= Francisco Ruiz Lozano =

Francisco Ruiz Lozano, Cosmógrafo Mayor of the Viceroyalty of Peru

Francisco Ruiz Lozano (1607, Oruro, Upper Peru—1677, Mexico City) was a Peruvian soldier, astronomer, mathematician and educator.

Ruiz Lozano was born in Oruro (now in Bolivia). He studied with the Jesuits in Lima at the College of San Martín. It was here that he acquired his love of mathematics. He also studied hydrography, as a mathematical science. In 1651, he moved to Mexico City to continue his studies at the University of Mexico. In Mexico, he also learned navigation, not only in theory, but also in practice.

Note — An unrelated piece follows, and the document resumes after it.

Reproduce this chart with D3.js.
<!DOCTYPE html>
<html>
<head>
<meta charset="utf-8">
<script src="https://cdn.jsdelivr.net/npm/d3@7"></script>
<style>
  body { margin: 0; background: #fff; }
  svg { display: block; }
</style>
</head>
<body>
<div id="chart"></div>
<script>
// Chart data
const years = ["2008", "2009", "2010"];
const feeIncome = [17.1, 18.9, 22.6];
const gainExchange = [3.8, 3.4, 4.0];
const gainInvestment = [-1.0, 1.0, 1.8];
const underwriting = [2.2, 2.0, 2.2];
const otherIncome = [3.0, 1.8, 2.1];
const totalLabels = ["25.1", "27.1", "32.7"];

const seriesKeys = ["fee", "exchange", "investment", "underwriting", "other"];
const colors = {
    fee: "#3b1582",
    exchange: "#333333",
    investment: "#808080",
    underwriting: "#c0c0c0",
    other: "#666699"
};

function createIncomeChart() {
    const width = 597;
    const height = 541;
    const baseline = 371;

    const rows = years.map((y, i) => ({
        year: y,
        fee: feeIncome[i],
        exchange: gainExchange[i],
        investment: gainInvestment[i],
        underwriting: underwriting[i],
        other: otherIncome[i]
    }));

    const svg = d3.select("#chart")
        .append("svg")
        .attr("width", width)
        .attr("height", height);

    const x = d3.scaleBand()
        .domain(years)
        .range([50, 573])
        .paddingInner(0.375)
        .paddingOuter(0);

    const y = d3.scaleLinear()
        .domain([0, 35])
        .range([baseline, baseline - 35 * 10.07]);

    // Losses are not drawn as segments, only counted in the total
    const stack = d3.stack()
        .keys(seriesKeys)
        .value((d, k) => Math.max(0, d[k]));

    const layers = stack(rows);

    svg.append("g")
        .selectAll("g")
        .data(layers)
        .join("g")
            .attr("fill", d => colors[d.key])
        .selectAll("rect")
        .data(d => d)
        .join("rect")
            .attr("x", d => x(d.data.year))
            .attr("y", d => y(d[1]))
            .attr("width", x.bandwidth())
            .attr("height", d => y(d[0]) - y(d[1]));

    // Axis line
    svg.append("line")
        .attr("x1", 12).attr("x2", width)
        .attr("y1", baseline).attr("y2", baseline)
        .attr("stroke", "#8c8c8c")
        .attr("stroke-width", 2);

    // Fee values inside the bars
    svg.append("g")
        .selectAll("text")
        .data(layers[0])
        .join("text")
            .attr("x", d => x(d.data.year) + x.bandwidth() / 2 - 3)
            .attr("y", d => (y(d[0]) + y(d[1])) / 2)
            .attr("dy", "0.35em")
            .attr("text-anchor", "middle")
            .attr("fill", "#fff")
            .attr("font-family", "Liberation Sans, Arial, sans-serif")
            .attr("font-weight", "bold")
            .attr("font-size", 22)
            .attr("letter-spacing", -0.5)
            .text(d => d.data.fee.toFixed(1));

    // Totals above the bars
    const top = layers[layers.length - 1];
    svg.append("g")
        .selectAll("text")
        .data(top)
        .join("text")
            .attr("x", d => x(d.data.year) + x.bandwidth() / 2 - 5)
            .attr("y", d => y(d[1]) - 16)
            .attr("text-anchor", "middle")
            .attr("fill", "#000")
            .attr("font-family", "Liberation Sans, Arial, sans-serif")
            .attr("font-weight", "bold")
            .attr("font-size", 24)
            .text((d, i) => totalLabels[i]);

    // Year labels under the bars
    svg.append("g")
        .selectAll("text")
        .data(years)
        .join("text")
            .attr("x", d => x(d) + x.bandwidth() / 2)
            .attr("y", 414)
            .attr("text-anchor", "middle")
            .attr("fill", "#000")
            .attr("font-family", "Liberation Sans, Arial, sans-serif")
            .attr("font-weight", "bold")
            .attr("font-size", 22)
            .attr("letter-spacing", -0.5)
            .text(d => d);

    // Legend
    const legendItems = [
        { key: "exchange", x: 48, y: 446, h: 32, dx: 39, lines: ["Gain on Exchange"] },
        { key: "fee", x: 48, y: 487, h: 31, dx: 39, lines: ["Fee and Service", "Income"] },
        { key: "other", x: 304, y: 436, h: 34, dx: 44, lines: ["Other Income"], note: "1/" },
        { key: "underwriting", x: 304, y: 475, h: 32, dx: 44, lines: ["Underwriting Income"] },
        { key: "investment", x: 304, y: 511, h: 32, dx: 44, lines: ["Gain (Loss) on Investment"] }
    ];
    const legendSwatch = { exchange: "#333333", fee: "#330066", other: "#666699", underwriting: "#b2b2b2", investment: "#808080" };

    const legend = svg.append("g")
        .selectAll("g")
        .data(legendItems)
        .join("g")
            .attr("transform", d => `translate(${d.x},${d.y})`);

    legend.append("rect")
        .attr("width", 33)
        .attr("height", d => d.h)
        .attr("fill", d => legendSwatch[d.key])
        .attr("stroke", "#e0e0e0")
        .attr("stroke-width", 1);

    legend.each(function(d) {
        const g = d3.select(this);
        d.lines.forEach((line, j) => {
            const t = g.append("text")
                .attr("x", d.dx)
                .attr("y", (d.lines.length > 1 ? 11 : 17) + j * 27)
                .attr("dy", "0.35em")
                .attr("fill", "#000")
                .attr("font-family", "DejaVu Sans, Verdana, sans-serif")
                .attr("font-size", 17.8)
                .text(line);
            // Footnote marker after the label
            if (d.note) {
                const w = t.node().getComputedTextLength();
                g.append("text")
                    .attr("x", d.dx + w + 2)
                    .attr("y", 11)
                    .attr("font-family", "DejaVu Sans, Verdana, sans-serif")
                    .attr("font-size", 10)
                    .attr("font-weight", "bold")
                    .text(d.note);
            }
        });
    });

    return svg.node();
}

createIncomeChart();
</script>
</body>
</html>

Together with his teacher, Fray Diego Rodríguez, he observed the Comet of 1652. They reported on it in Discurso ethereológico del nuevo cometa, visto en aqueste Hemisferio Mexicano; y generalmente en todo el mundo. Este año de 1652, published that year in Mexico City.

He returned to Lima in 1655 in the party of the new viceroy, Luis Enríquez de Guzmán, conde de Alba de Liste. Enríquez de Guzmán had been viceroy of New Spain, and was now taking up his new position in Peru. He appointed Ruiz Lozano captain of Spanish infantry.
He served as the first director of the nautical school founded in 1657 in Lima, at the Hospital of Espiritu Santo, a sailors' hospital. The mission of the nautical academic was "to form men skillful in the handling of ships for the defense of the viceroyalty." He was also cosmógrafo mayor of Peru. The duties of cosmógrafo mayor included publishing almanacs and sailing instructions. He served for several years as the director of the Hospital of Espiritu Santo, improving its building and its financial situation.

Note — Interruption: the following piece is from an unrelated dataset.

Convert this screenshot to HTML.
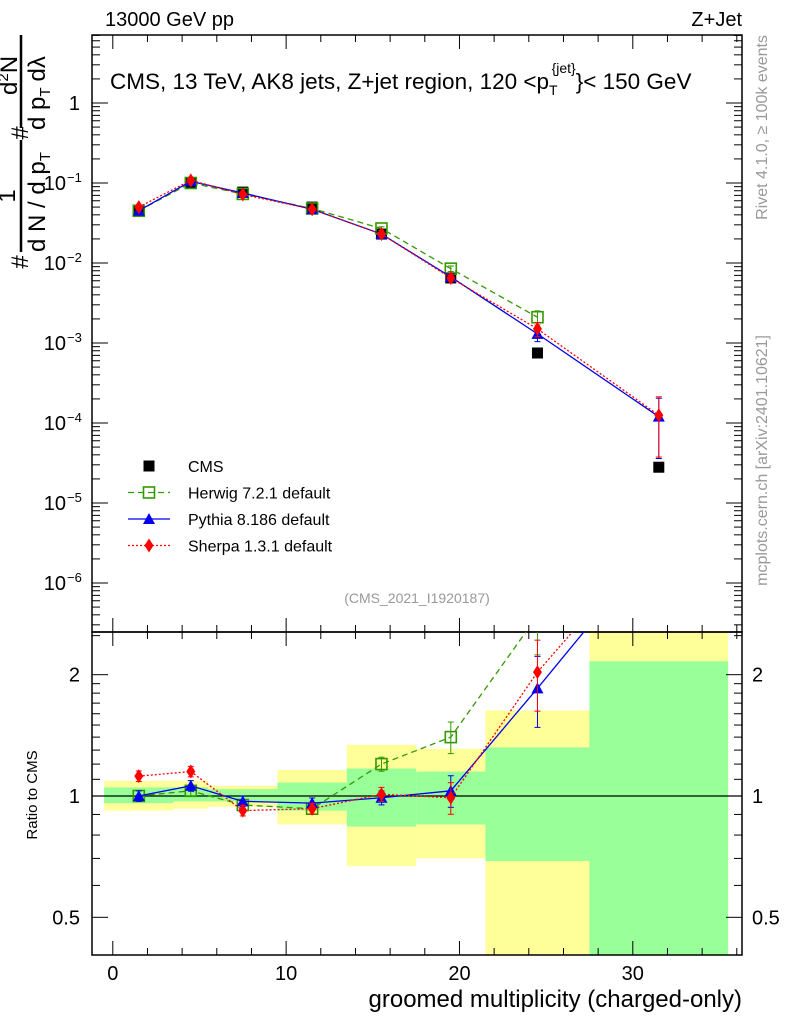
<!DOCTYPE html>
<html><head><meta charset="utf-8"><style>
body{margin:0;background:#fff;}
svg{display:block;font-family:"Liberation Sans",sans-serif;}
</style></head><body>
<svg id="c" width="786" height="1024" xmlns="http://www.w3.org/2000/svg"></svg>
<script>
const xCenters=[1.5,4.5,7.5,11.5,15.5,19.5,24.5,31.5];
const binEdges=[-0.5,3.5,5.5,9.5,13.5,17.5,21.5,27.5,35.5];
const cmsVals=[0.045,0.1,0.077,0.05,0.023,0.0065,0.00075,2.8e-5];
const herwigVals=[0.045,0.1,0.073,0.048,0.027,0.0085,0.0021,null];
const pythiaVals=[0.045,0.105,0.075,0.047,0.023,0.0067,0.0013,1.2e-4];
const sherpaVals=[0.05,0.108,0.072,0.047,0.023,0.0065,0.0015,1.25e-4];
const mcRelErr=[0.04,0.04,0.04,0.04,0.05,0.08,0.2,0.7];
const ratioRelErr=[0.03,0.03,0.03,0.03,0.04,0.09,0.2,0.3];
const herwigRatio=[1.0,1.03,0.95,0.93,1.2,1.4,2.8,null];
const pythiaRatio=[1.0,1.06,0.97,0.96,0.99,1.03,1.85,4.3];
const sherpaRatio=[1.12,1.15,0.92,0.93,1.01,0.99,2.03,4.5];
const greenLo=[0.96,0.97,0.97,0.92,0.84,0.85,0.69,0.3];
const greenHi=[1.05,1.05,1.04,1.08,1.17,1.15,1.32,2.16];
const yellowLo=[0.92,0.93,0.94,0.85,0.67,0.70,0.3,0.3];
const yellowHi=[1.09,1.09,1.06,1.16,1.34,1.31,1.63,3.0];
const xTicks=[0,10,20,30];
const topTickExp=[0,-1,-2,-3,-4,-5,-6];
const ratioTicks=[0.5,1,2];

const NS="http://www.w3.org/2000/svg";
const svg=document.getElementById('c');
const L=92,R=742,T1=35,B1=632,T2=632,B2=955;
const X=v=>L+(v+1.2)/(37.5)*(R-L);
const Y1=v=>103-80*Math.log10(v);
const Y2=v=>796-403*Math.log10(v);
function el(tag,attrs,parent){const e=document.createElementNS(NS,tag);for(const k in attrs)e.setAttribute(k,attrs[k]);(parent||svg).appendChild(e);return e;}
function txt(s,attrs,parent){const e=el('text',attrs,parent);e.textContent=s;return e;}

const defs=el('defs',{});
const c1=el('clipPath',{id:'cp1'},defs);el('rect',{x:L,y:T1,width:R-L,height:B1-T1},c1);
const c2=el('clipPath',{id:'cp2'},defs);el('rect',{x:L,y:T2,width:R-L,height:B2-T2},c2);

const bands=el('g',{'clip-path':'url(#cp2)'});


for(let i=0;i<xCenters.length;i++){
  const x0=X(binEdges[i]),x1=X(binEdges[i+1]);
  const ry=el('rect',{x:x0,y:Y2(yellowHi[i]),width:x1-x0,height:Y2(yellowLo[i])-Y2(yellowHi[i]),fill:'#ffff99'},bands);
  
  
  const rg=el('rect',{x:x0,y:Y2(greenHi[i]),width:x1-x0,height:Y2(greenLo[i])-Y2(greenHi[i]),fill:'#99ff99'},bands);
  
  
}
el('line',{x1:L,x2:R,y1:Y2(1),y2:Y2(1),stroke:'#000','stroke-width':1.2});

el('rect',{x:L,y:T1,width:R-L,height:B1-T1,fill:'none',stroke:'#000','stroke-width':1.5});
el('rect',{x:L,y:T2,width:R-L,height:B2-T2,fill:'none',stroke:'#000','stroke-width':1.5});

for(let v=0;v<=36;v+=2){
  const maj=v%10===0,len=maj?14:7,x=X(v);
  [[B1,-1],[T1,1],[B2,-1],[T2,1]].forEach(([y,d])=>el('line',{x1:x,x2:x,y1:y,y2:y+d*len,stroke:'#000'}));
}
xTicks.forEach(v=>{const t=txt(String(v),{x:X(v),y:980,'font-size':20,'text-anchor':'middle'});
});

for(let e=1;e>=-7;e--){
  for(let m=1;m<10;m++){
    const v=m*Math.pow(10,e),y=Y1(v);if(y<T1||y>B1)continue;
    const len=m===1?16:8;
    el('line',{x1:L,x2:L+len,y1:y,y2:y,stroke:'#000'});
    el('line',{x1:R,x2:R-len,y1:y,y2:y,stroke:'#000'});
  }
}
topTickExp.forEach(e=>{
  const y=Y1(Math.pow(10,e));
  let t;
  if(e===0){t=txt('1',{x:80,y:y+7,'font-size':20,'text-anchor':'end'});}
  else{t=txt('10',{x:66,y:y+7,'font-size':20,'text-anchor':'end'});
    const s=el('tspan',{x:67,dy:-8,'font-size':13},t);s.textContent='\u2212'+(-e);s.setAttribute('text-anchor','start');}
  
});

for(let v=0.4;v<=2.55;v+=(v<2-1e-9?0.1:0.5)){
  const y=Y2(v);if(y<T2||y>B2)continue;
  const maj=[0.5,1,2].some(m=>Math.abs(m-v)<1e-6),len=maj?16:8;
  el('line',{x1:L,x2:L+len,y1:y,y2:y,stroke:'#000'});
  el('line',{x1:R,x2:R-len,y1:y,y2:y,stroke:'#000'});
}
ratioTicks.forEach(v=>{
  const y=Y2(v)+7,s=String(v);
  const a=txt(s,{x:80,y:y,'font-size':20,'text-anchor':'end'});
  
  const b=txt(s,{x:752,y:y,'font-size':20});
  
});

function marker(type,x,y,col,g){
  if(type==='sq')return el('rect',{x:x-5.5,y:y-5.5,width:11,height:11,fill:'#000'},g);
  if(type==='osq')return el('rect',{x:x-5.5,y:y-5.5,width:11,height:11,fill:'none',stroke:col,'stroke-width':1.6},g);
  if(type==='tri')return el('polygon',{points:`${x},${y-6} ${x-6},${y+5} ${x+6},${y+5}`,fill:col},g);
  if(type==='dia')return el('polygon',{points:`${x},${y-7} ${x-4.5},${y} ${x},${y+7} ${x+4.5},${y}`,fill:col},g);
}
const series=[
 {name:'herwig',vals:herwigVals,ratio:herwigRatio,col:'#339900',dash:'6,4',m:'osq'},
 {name:'pythia',vals:pythiaVals,ratio:pythiaRatio,col:'#0000ee',dash:'',m:'tri'},
 {name:'sherpa',vals:sherpaVals,ratio:sherpaRatio,col:'#ff0000',dash:'2,2',m:'dia'}];

const gc=el('g',{'clip-path':'url(#cp1)'});

cmsVals.forEach((v,i)=>marker('sq',X(xCenters[i]),Y1(v),'#000',gc));

function drawSeries(vals,err,Yf,s,g){
  const pts=[];vals.forEach((v,i)=>{if(v!=null)pts.push(X(xCenters[i])+','+Yf(v));});
  el('polyline',{points:pts.join(' '),fill:'none',stroke:s.col,'stroke-width':1.3,'stroke-dasharray':s.dash},g);
  vals.forEach((v,i)=>{if(v==null)return;const x=X(xCenters[i]);
    const lo=Yf(v*(1-Math.min(err[i],0.72))),hi=Yf(v*(1+err[i]));
    el('line',{x1:x,x2:x,y1:lo,y2:hi,stroke:s.col},g);
    el('line',{x1:x-3,x2:x+3,y1:lo,y2:lo,stroke:s.col},g);el('line',{x1:x-3,x2:x+3,y1:hi,y2:hi,stroke:s.col},g);
    marker(s.m,x,Yf(v),s.col,g);});
}
series.forEach(s=>{
  const g=el('g',{'clip-path':'url(#cp1)'});
  
  drawSeries(s.vals,mcRelErr,Y1,s,g);
  const g2=el('g',{'clip-path':'url(#cp2)'});
  
  drawSeries(s.ratio,ratioRelErr,Y2,s,g2);
});

const lg=el('g',{});
const legItems=[['CMS','sq','#000',''],['Herwig 7.2.1 default','osq','#339900','6,4'],['Pythia 8.186 default','tri','#0000ee',''],['Sherpa 1.3.1 default','dia','#ff0000','2,2']];
legItems.forEach((it,i)=>{
  const y=466+i*26.5;
  const g=el('g',{},lg);
  if(i>0)el('line',{x1:128,x2:170,y1:y,y2:y,stroke:it[2],'stroke-width':1.3,'stroke-dasharray':it[3]},g);
  marker(it[1],149,y,it[2],g);
  txt(it[0],{x:188,y:y+6,'font-size':16},g);
});

let t;
t=txt('13000 GeV pp',{x:105,y:26,'font-size':20});
t=txt('Z+Jet',{x:742,y:26,'font-size':20,'text-anchor':'end'});
t=txt('',{x:110,y:89,'font-size':22.5});
t.innerHTML='CMS, 13 TeV, AK8 jets, Z+jet region, 120 &lt;p<tspan dy="6" font-size="14">T</tspan><tspan dy="-22" dx="-6" font-size="14">{jet}</tspan><tspan dy="16">}&lt; 150 GeV</tspan>';
t=txt('(CMS_2021_I1920187)',{x:417,y:603,'font-size':14,fill:'#999','text-anchor':'middle'});
t=txt('Rivet 4.1.0, \u2265 100k events',{x:0,y:0,'font-size':16,fill:'#999','text-anchor':'end',transform:'translate(767,35) rotate(-90)'});
t=txt('mcplots.cern.ch [arXiv:2401.10621]',{x:0,y:0,'font-size':16,fill:'#999','text-anchor':'end',transform:'translate(767,335) rotate(-90)'});
t=txt('Ratio to CMS',{x:0,y:0,'font-size':15,'text-anchor':'middle',transform:'translate(37,795) rotate(-90)'});
t=txt('groomed multiplicity (charged-only)',{x:742,y:1007,'font-size':24,'text-anchor':'end'});

const yt=el('g',{});
el('line',{x1:21,x2:21,y1:140,y2:252,stroke:'#000','stroke-width':2.5},yt);
el('line',{x1:21,x2:21,y1:35,y2:128,stroke:'#000','stroke-width':2.5},yt);
txt('1',{x:0,y:0,'font-size':24,'text-anchor':'middle',transform:'translate(15,196) rotate(-90)'},yt);
txt('#',{x:0,y:0,'font-size':24,'text-anchor':'middle',transform:'translate(28,262) rotate(-90)'},yt);
txt('#',{x:0,y:0,'font-size':24,'text-anchor':'middle',transform:'translate(28,133) rotate(-90)'},yt);
const d1=txt('',{x:0,y:0,'font-size':24,transform:'translate(45,252) rotate(-90)'},yt);
d1.innerHTML='d N / d p<tspan dy="5" font-size="15">T</tspan>';
const n2=txt('',{x:0,y:0,'font-size':24,transform:'translate(17,95) rotate(-90)'},yt);
n2.innerHTML='d<tspan dy="-9" font-size="15">2</tspan><tspan dy="9">N</tspan>';
const d2=txt('',{x:0,y:0,'font-size':24,transform:'translate(45,130) rotate(-90)'},yt);
d2.innerHTML='d p<tspan dy="5" font-size="15">T</tspan><tspan dy="-5" dx="6">d\u03bb</tspan>';
</script>
</body></html>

In 1658 he married Jacoba de la Cueva, a native of Lima. He was tutor to the sons of Viceroy Enríquez de Guzmán and, together with Juan Ramón Koening, a tutor to the son of the viceroy who succeeded Enríquez de Guzmán, Diego de Benavides y de la Cueva. He held the first university chair of mathematics in Peru.

In 1660 or 1661 he was in Portobelo, Panama, where he acquired various kinds of merchandise. In 1662 he was in Panama City on similar business. Over his lifetime, he pursued mercantile affairs nearly everywhere in Spanish America — Panama, Cartagena de Indias, Acapulco, Valparaíso, Concepción and Talcahuano.

Later, probably under the government of Baltasar de la Cueva Enríquez, Count of Castellar (1674-1678), Ruiz Lozano was named general of the navy of the Southern Sea.

In 1665 in Lima he published Tratado de Cometas, observación y juicio del que se vió en esta ciudad de los Reyes, y generalmente en todo el Mundo, por los fines del año 1664 y principios de 1665 (Treatise on Comets, observation and judgment of what I saw in the City of Kings [Lima], and generally anywhere in the world, from the end of 1664 to the beginning of 1665). This report was the first publication of European astronomical observations in South America. The comet had first been observed on December 11, 1664.

He died in Mexico City, apparently on a commercial venture involving the trading of mercury.